For a good look at the process DEQ uses in investigating (or ignoring) odor complaints, read this OPB Earthfix article.

Saturday, July 9, 2016

LUBA Splits the Baby

The Oregon Land Use Board of Appeals (LUBA) has issued its latest decision in the ongoing fight over expansion of Riverbend Landfill.  The Yamhill County Board of Commissioners (BOC) approved expansion last spring after finding that the landfill would not significantly impact area farming practices.  Stop the Dump Coalition and others appealed.

Major impacts cited by farmers include litter, especially plastic waste, escaping from the dump to contaminate nearby grain fields and predation by the many birds attracted to the landfill as a food source.

Although LUBA's decision stopped short of determining that the County was correct in finding that expansion would not adversely affect local farmers, LUBA decided that mitigation measures proposed by the landfill's Texas-based owner, Waste Management (WM), would reduce any adverse impacts to legally acceptable levels.

However, because LUBA also ruled that the County had not correctly determined that the impacts, even as mitigated, would not cumulatively affect area farm practices, the matter was once again remanded back to the County for further consideration.

Currently WM attempts to control litter with a fence and an occasional patrol along Hwy 18 and deploys falcons to haze birds off the landfill about twice weekly.  These measures have not kept plastic waste from fouling fields and harvesting equipment or prevented birds from regrouping on neighboring fields.  Birds are especially harmful to young grass fields, which are at their most vulnerable during the same time of year that most birds visit the dump.

With the proposed mitigation, a second litter fence will be installed and WM will pay for litter patrols on neighboring McPhillips Farms.  The measures are not specific about either the frequency of patrols or their cost and, except for the fence, do not extend to other farmers.  The BOC just heard a few days ago from farmers out in the Carlton area that waste haulers en route home from the dump are spewing plastic waste into their fields with the same adverse consequences for harvesting and baling hay.  The mitigation measures do nothing to protect them.

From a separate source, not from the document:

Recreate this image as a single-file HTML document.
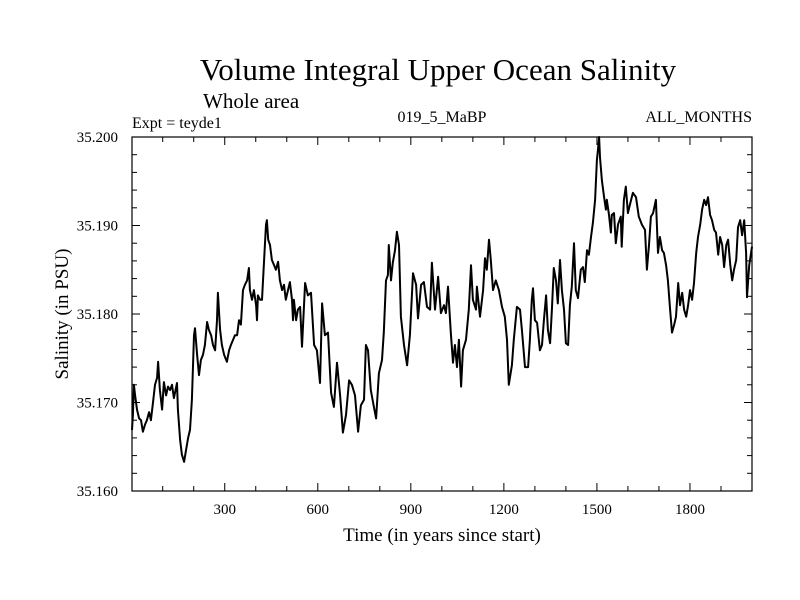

To control birds, WM must increase the number of days falcons are flown at the dump.  The thought is that the more falcons, the fewer birds, but the BOC's approval does not set limits on the maximum number of birds that can be allowed to visit neighboring farms or the time period over which their numbers, which can now reach 1,000 a day, must be reduced.  Given that the expansion is expected to provide only another ten or so years of landfill life, the latter is a significant issue.

LUBA found that other impacts on farmers caused by the dump would also be cured by mitigation.  However, before expansion approval can be finalized, the County must reconsider the "question ... whether multiple insignificant impacts to each particular farm operation, considered together, reach the threshold of significance for that particular farming operation."  LUBA noted that "The county never attempts to answer that question."

LUBA directed the county to "consider and determine whether individual insignificant impacts, some of which may be additive and some which may not be, are cumulatively significant with respect to each farm that alleged multiple impacts to their farm practices....  [O]n remand ..., the county should not take as a given that all individual impacts are insignificant without conditions." 

Any appeal of LUBA's decision to the Oregon Court of Appeals must be filed by July 29.